WETZEL: a sprawling, gritty, inspiring panorama of a frontier icon’s life and times.

Posted: April 18, 2016 in Uncategorized

I have always had a certain fascination with the hardy, tough-as-nails men of days long gone by in America who are known as frontiersmen. These people exude a certain type of self-confidence and utter bravery that is hardly found nowadays. Stories of figures such as Davy Crockett and Daniel Boone were somewhat familiar to me from various Internet sources that I have used ever since my childhood awe of Westerns returned with a „vengeance”, so to speak.

Recently, through an epic novel written by author Richard Fleming, I discovered the story of a frontier hero I knew next to nothing about. The man’s name is Lewis Wetzel, and he’s one of the foremost figures of American frontier warfare, about whom Mr. Fleming has written a sprawling epic novel simply titled WETZEL., The views about the novel expressed herein are solely my own.

The first thing I have to notice about this book is its sheer size. It’s 900+pages thick, the size of a dictionary. Now, some of you might find that aspect to be rather off-putting, especially since the novel belongs to the historical fiction genre, but if you’re fascinated with early America and the relationship between settlers and Native-Americans, like I am, this book is going to be a feast for your mind.

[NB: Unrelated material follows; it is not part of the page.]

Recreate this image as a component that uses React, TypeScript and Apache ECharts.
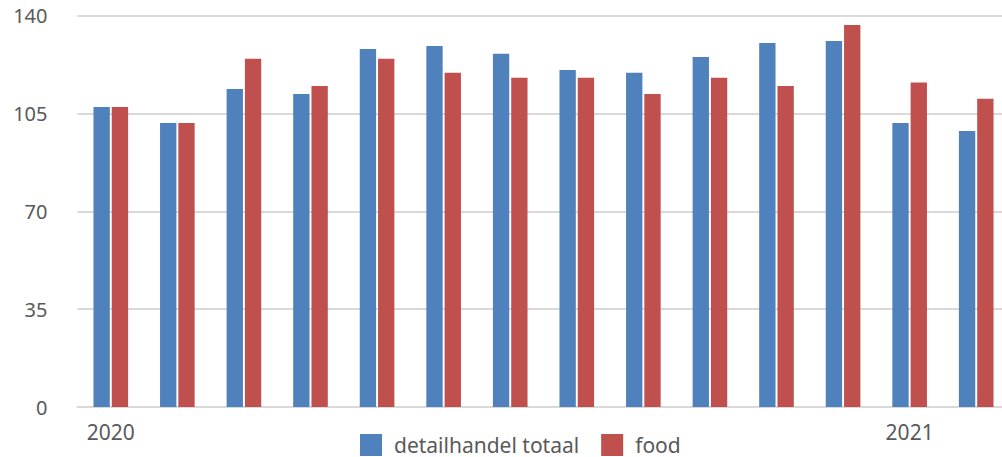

The story of Lewis Wetzel is one filled to the brim with everything there is to find within a great story. It’s the ultimate adventure story. It’s got some romance,  fortunately not enough to overdo it. But where this book shines the most is its awesome characterization. It is typical of Westerns and frontier fiction to take sides sometimes. It’s either the settlers or the Native-Americans that are either demonized or over-sanctified to the point of becoming exhausting to the reader. This is among those rare books that don’t have this tendency. It’s an immersive experience, and reading it, one gets the very clear idea that the violence between settlers and Natives went both ways in early America, however much the balance tipped against the Natives one century later. Wetzel himself, by the standards of some people today, would be considered an extremely racist individual. There are a lot of descriptions of him killing “Injuns”, and he makes his view of them very clear on more than a number of occasions, scalping them whenever possible, and growing his hair to spite them(that’s pretty badass). His relationship with his family, from his father John, to his brothers Jacob and George, is fully and believably fleshed out. The Native-American characters of this book are thankfully so much more than a handful of walking stereotypes: they are people with their good and bad sides, given to impulses of violence, indeed, but not simply bloodthirsty savages. The strongest point of the book, in fact, is the overall excellent highlighting of the “otherness” that each side felt towards its opposite. If there is one historical novel that has managed to convince me that men are the byproduct of their era, this doorstopper is it. I also highly appreciated the fact that the author included an “underbook” that helps the reader differentiate fact from fiction. I think more historical fiction authors should consider this idea.

For its impeccable research and its fine characterization, WETZEL gets a well-earned 10 out of 5! Thank you, Mr. Fleming! Fantastic job! And thank you even more for sharing this epic tale with me!